FOTOS/DALTON VALÉRIO |
Repartindo o desalento e retomando a alegria são os elementos
afetivos que unem os dois personagens de
A Vida Passou Por Aqui, peça de Claudia Mauro que compartilha sua
representação com Édio Nunes, comandados por Alice Borges.
Ainda que não deixe escapar um fio de melodrama na sua abordagem
de lugares comuns das condições do envelhecimento, com suas doenças , seus
pesares e sua progressiva trajetória para o sentir-se cada vez mais só, até que
apareça a consolação redentora de uma amizade fiel.

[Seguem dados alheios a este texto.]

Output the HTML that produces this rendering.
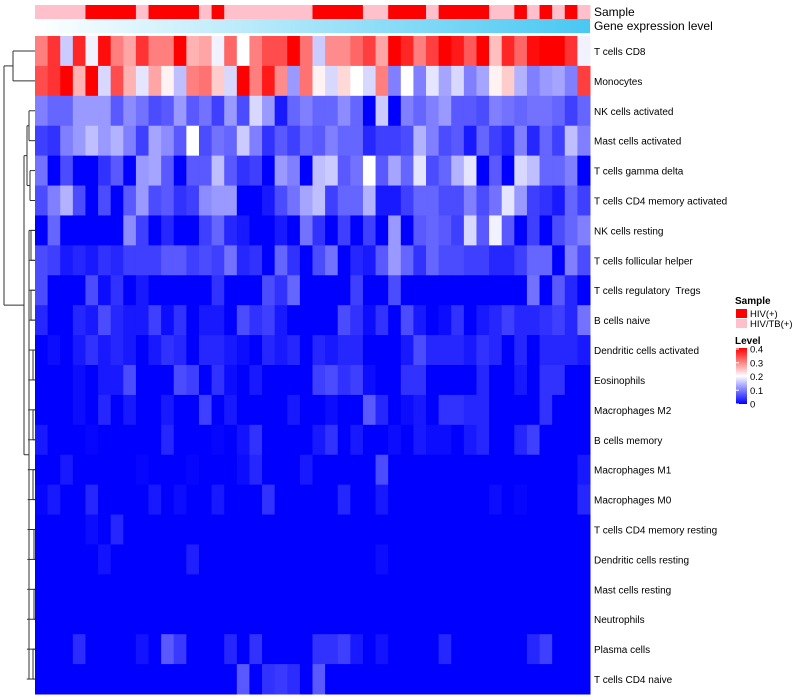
<!DOCTYPE html>
<html><head><meta charset="utf-8"><style>
body{margin:0;background:#fff;font-family:"Liberation Sans",sans-serif}
svg{display:block}
#rowlabels text{white-space:pre}
</style></head><body>
<svg id="chart" width="800" height="700" xmlns="http://www.w3.org/2000/svg" font-family="Liberation Sans, sans-serif">
<g id="dendro" stroke="#333" stroke-width="1" fill="none"></g>
<g id="cells"></g>
<g id="ann"></g>
<defs><linearGradient id="geneGrad" x1="0" x2="1" y1="0" y2="0"><stop offset="0" stop-color="#ffffff"/><stop offset="1" stop-color="#48c8f2"/></linearGradient>
<linearGradient id="levelGrad" x1="0" x2="0" y1="0" y2="1"><stop offset="0" stop-color="#ff0000"/><stop offset="0.5" stop-color="#ffffff"/><stop offset="1" stop-color="#0000ff"/></linearGradient></defs>
<rect x="35" y="19" width="555" height="14" fill="url(#geneGrad)"/>
<text x="594" y="16" font-size="12">Sample</text>
<text x="594" y="30" font-size="12">Gene expression level</text>
<g id="rowlabels" font-size="10" xml:space="preserve"></g>
<g font-size="9.5">
<text x="735" y="304" font-weight="bold" font-size="10">Sample</text>
<rect x="736" y="309" width="11" height="9" fill="#ff0000"/>
<text x="750" y="317">HIV(+)</text>
<rect x="736" y="319" width="11" height="9" fill="#ffc0cb"/>
<text x="750" y="327">HIV/TB(+)</text>
</g>
<g font-size="9.5">
<text x="735" y="344" font-weight="bold" font-size="10">Level</text>
<rect x="736" y="348" width="11" height="56" fill="url(#levelGrad)"/>
<g id="levelTicks"></g>
</g>
</svg>
<script>
const NS="http://www.w3.org/2000/svg";
const rowNames=["T cells CD8","Monocytes","NK cells activated","Mast cells activated","T cells gamma delta","T cells CD4 memory activated","NK cells resting","T cells follicular helper","T cells regulatory  Tregs","B cells naive","Dendritic cells activated","Eosinophils","Macrophages M2","B cells memory","Macrophages M1","Macrophages M0","T cells CD4 memory resting","Dendritic cells resting","Mast cells resting","Neutrophils","Plasma cells","T cells CD4 naive"];
const sampleGroups=["P","P","P","P","R","R","R","R","P","R","R","R","R","P","R","P","P","P","P","P","P","P","R","R","R","R","P","P","R","R","R","P","R","R","R","R","P","P","R","P","R","P","R","P"];
const levelTicks=[0,0.1,0.2,0.3,0.4];
const Z=Array(44).fill(0);
function sp(pairs){const a=Z.slice();for(let i=0;i<pairs.length;i+=2)a[pairs[i]]=pairs[i+1];return a;}
const r0=[.3,.36,.16,.37,.19,.39,.3,.27,.36,.3,.3,.4,.26,.27,.19,.32,.2,.3,.34,.34,.4,.31,.16,.29,.29,.32,.35,.27,.4,.37,.3,.35,.4,.38,.33,.4,.25,.37,.32,.39,.4,.4,.36,.19];
const r1=[.34,.36,.4,.26,.4,.17,.34,.26,.18,.27,.21,.15,.3,.31,.24,.17,.4,.3,.38,.29,.12,.31,.21,.17,.23,.2,.17,.3,.1,.2,.1,.18,.13,.17,.1,.13,.21,.24,.14,.1,.12,.13,.1,.35];
const r2=[.1,.08,.08,.12,.12,.12,.07,.11,.09,.06,.07,.12,.07,.09,.05,.12,.06,.17,.12,.02,.08,.1,.08,.08,.11,.08,0,.16,0,.1,.08,.1,.12,.07,.07,.06,.1,.09,.08,.09,.09,.08,.05,.08];
const r3=[.05,.04,.1,.12,.15,.12,.14,.1,.05,.13,.11,.07,.2,.06,.09,.08,.16,.1,.04,.07,.05,.08,.07,.1,.08,.08,.03,.05,.05,.06,.14,.1,.06,.07,.02,.08,.05,.03,.1,.03,.08,.05,.15,.1];
const r4=[.09,0,.06,0,0,.04,.07,0,.12,.13,.07,0,.07,.07,.15,.07,.04,.05,0,.12,.1,0,.15,.16,.07,.09,.2,.07,.13,.08,.18,.06,.08,.14,.18,0,.07,0,.17,.15,.08,.08,.1,0];
const r5=[.06,.1,.14,.06,0,.06,0,.07,.12,.06,.07,.04,.05,.11,.12,.12,0,0,.02,.06,.09,.13,.15,.05,.08,.08,.14,.02,.02,.05,.08,.08,.06,.06,.1,.06,.09,.18,.12,.05,.04,.02,.08,.05];
const r6=[0,.08,0,0,0,0,0,.11,.05,0,.03,0,0,.05,.08,.03,.02,0,0,.02,0,.09,.04,0,.05,0,.05,0,.12,0,.07,.08,.07,.05,.17,.07,.19,.07,0,.05,0,.06,.08,.1];
const r7=[.06,.05,.02,.03,.02,.04,.03,.05,.05,.05,.07,.07,.05,.06,.05,.09,.03,.04,0,.08,.04,0,.06,.09,0,.03,.02,.07,.12,.08,.04,.08,.06,.06,.05,.05,.03,.03,.05,.08,.08,0,.1,.06];
const r8=[.06,0,0,0,.06,.01,.04,0,.02,0,0,0,0,0,.04,0,0,0,.06,.04,.08,0,0,0,0,.05,0,0,.06,0,0,0,0,0,0,0,0,0,0,.09,0,.07,.03,0];
const r9=[.03,0,0,.03,.02,.06,.03,.02,.02,.05,.01,.04,0,.02,.02,0,.06,.04,.05,.02,0,0,0,0,.06,.04,.01,.04,0,.06,.02,0,.01,.04,0,.02,.03,.05,.03,.03,.04,.05,.03,.09];
const r10=[0,.01,0,.02,.04,.02,.03,.02,0,.02,.04,.03,0,.03,.03,.02,.01,0,.03,.02,.03,0,.03,.02,.03,.03,0,0,0,.02,.06,.03,.03,.03,.02,.04,.03,0,.03,0,.03,.03,.03,.02];
const r11=[0,0,0,.01,0,.02,.02,.06,0,0,0,.06,.05,0,.04,.01,0,.02,0,0,0,0,.05,.06,.04,.05,.01,0,0,.04,.04,0,0,0,0,.03,0,0,.02,0,.04,.04,0,0];
const r12=[0,0,0,.01,0,.03,0,.02,0,0,.02,0,0,.05,0,.02,0,0,0,0,.02,0,0,.01,0,0,.07,.03,0,.01,.02,0,.04,.04,.03,.03,0,0,0,0,.04,0,0,0];
const r13=[.02,0,0,0,.005,0,0,0,0,0,.03,0,0,0,.005,0,.015,.04,0,0,0,0,.02,.04,0,.02,0,0,.01,0,.02,.01,.01,0,.02,.03,0,0,.03,.05,0,0,0,0];
const r14=sp([2,.02,8,.005,12,.005,16,.01,17,.03,21,.02,27,.06,43,.02]);
const r15=sp([0,.005,1,.02,4,.03,9,.02,11,.01,14,.02,18,.04,24,.03,27,.02,36,.01,38,.005,43,.03]);
const r16=sp([4,.01,6,.03]);
const r17=sp([5,.015,12,.025,27,.01]);
const r18=Z.slice();
const r19=Z.slice();
const r20=sp([3,.035,8,.015,10,.07,11,.045,15,.03,17,.04,22,.04,23,.04,24,.05,25,.02,27,.015,32,.03,39,.03,40,.05]);
const r21=sp([16,.07,18,.04,19,.045,20,.035,22,.07]);
const values=[r0,r1,r2,r3,r4,r5,r6,r7,r8,r9,r10,r11,r12,r13,r14,r15,r16,r17,r18,r19,r20,r21];

const X0=35,X1=590,Y0=36,Y1=694;
const nC=sampleGroups.length,nR=rowNames.length;
const cw=(X1-X0)/nC,rh=(Y1-Y0)/nR;
const xS=i=>X0+i*cw, yS=j=>Y0+j*rh;
function col(v){v=Math.max(0,Math.min(0.4,v));let r,g,b;
 if(v<=0.2){const t=v/0.2;r=255*t;g=255*t;b=255;}else{const t=(v-0.2)/0.2;r=255;g=255*(1-t);b=255*(1-t);}
 return `rgb(${r|0},${g|0},${b|0})`;}
const cells=document.getElementById('cells');
values.forEach((row,j)=>row.forEach((v,i)=>{
 const r=document.createElementNS(NS,'rect');
 
 
 r.setAttribute('x',xS(i));r.setAttribute('y',yS(j));
 r.setAttribute('width',cw+0.5);r.setAttribute('height',rh+0.5);
 r.setAttribute('fill',col(v));cells.appendChild(r);}));
const ann=document.getElementById('ann');
sampleGroups.forEach((g,i)=>{
 const r=document.createElementNS(NS,'rect');
 
 
 r.setAttribute('x',xS(i));r.setAttribute('y',5);r.setAttribute('width',cw+0.5);r.setAttribute('height',14);
 r.setAttribute('fill',g==='R'?'#ff0000':'#ffc0cb');ann.appendChild(r);});
const rl=document.getElementById('rowlabels');
rowNames.forEach((n,j)=>{
 const t=document.createElementNS(NS,'text');
 
 
 t.setAttribute('x',594);t.setAttribute('y',yS(j)+rh/2+4);t.textContent=n;rl.appendChild(t);});
const lt=document.getElementById('levelTicks');
levelTicks.forEach(v=>{
 const y=404-v/0.4*55;
 const t=document.createElementNS(NS,'text');
 
 
 t.setAttribute('x',750);t.setAttribute('y',y+3.5);t.textContent=String(v);lt.appendChild(t);
 const l=document.createElementNS(NS,'line');
 
 
 l.setAttribute('x1',736);l.setAttribute('x2',739);l.setAttribute('y1',y);l.setAttribute('y2',y);l.setAttribute('stroke','#fff');lt.appendChild(l);});
const d=document.getElementById('dendro');
const yc=j=>yS(j)+rh/2;
function seg(x1,y1,x2,y2){const l=document.createElementNS(NS,'line');
 
 
 l.setAttribute('x1',x1);l.setAttribute('y1',y1);l.setAttribute('x2',x2);l.setAttribute('y2',y2);d.appendChild(l);}
function join(ya,yb,xa,xb,xm){seg(xa,ya,xm,ya);seg(xb,yb,xm,yb);seg(xm,ya,xm,yb);}
join(yc(0),yc(1),35,35,13);
join(yc(2),yc(3),35,35,29);
join(yc(4),yc(5),35,35,30);
const ya=(yc(2)+yc(3))/2,yb=(yc(4)+yc(5))/2;join(ya,yb,29,30,27);
let cy=(ya+yb)/2;
for(let j=6;j<nR;j++){const nx=27-Math.min(3,(j-6)*0.15);
 seg(35,yc(j),nx+2,yc(j));}
join(yc(6),yc(7),35,35,31);
join(yc(8),yc(9),35,35,31);
join(yc(10),yc(11),35,35,33);
join(yc(12),yc(13),35,35,33);
join(yc(14),yc(15),35,35,33);
join(yc(16),yc(17),35,35,34);
join(yc(18),yc(19),35,35,34);
join(yc(20),yc(21),35,35,33);
seg(29,yc(6),29,yc(21));
join(cy,(yc(6)+yc(21))/2,27,29,24);
join((yc(0)+yc(1))/2,(cy+(yc(6)+yc(21))/2)/2,13,24,4);
</script>
</body></html>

E é a presença do antigo contínuo, colega de repartição sem
qualquer preconceito de status social , estendida num relacionamento com anos de
dedicação deste serviçal Floriano(Édio Nunes) à professora e artista plástica
Sílvia (Claúdia Mauro), que restabelece
para ela o sentido da vida.
Debilitada e quase imobilizada nas decorrências de uma
moléstia grave, assolada pela melancolia e pelos contratempos físicos, ela
destila sempre suas amarguras e
ressentimentos contra tudo, no descrédito de nunca mais perder o peso da desilusão.
Ensinando a Silvia como poder novamente sorrir, a sonhar e
a esperar por dias melhores, é como se Floriano assumisse em sua
simplicidade conceitual, o princípio aristotélico de que “a amizade é uma alma
em dois corpos”.
A trama dramatúrgica de Claudia Mauro numa modulação de sutil
delicadeza é estruturada, então, na passagem
e no convívio entre dois tempos narrativos
- a adversidade do presente e a felicidade do passado.
E, assim, o equilíbrio do domínio sensorial entre a voz e a fisicalidade
na dramatização de um conflito de vontades, com interpretações consistentes e direção (Alice
Borges) segura, faz com que A Vida Passou
Por Aqui ressoe textual e cenicamente no que é pretendido.
O esforço pela enérgica
e instintiva amarração deste jogo teatral entre dois atores é alcançado pelo
comando diretorial na prevalência de uma identidade interpretativa, com sua troca
alternada de dimensionamento psicológico em situações emotivas díspares.
Édio Nunes revela cativante coragem na luta solidária de seu personagem pelo
desentorpecimento da dor em alegria , enquanto Cláudia Mauro empresta dignidade
singular às suas transmutações entre os
desalentos e as redenções de júbilo.
A envolvente gestualidade imprimida por Paula Águas reflete
simultaneamente amor e dor, perda e reconquista, acrescida por acordes musicais
( Cláudio Lins) calorosos, pelo recato
eficaz dos figurinos(Ana Roque) e da
climatização dos efeitos luminosos (Paulo Medeiros) para o naturalismo verista da concepção cenográfica(Nello Marrese).
Tudo , enfim, concorrendo para o rendimento harmônico e
reflexivo de uma temática tão despretensiosa mas capaz de fazer rir e de
provocar uma lágrima furtiva em seu contraponto afetivo com cada de um nós.
Wagner Corrêa de Araújo
A VIDA PASSOU POR AQUI está em cartaz no Teatro Café Pequeno, Leblon, de sexta a domingo, às 20h. 90 minutos. Até 18 de dezembro.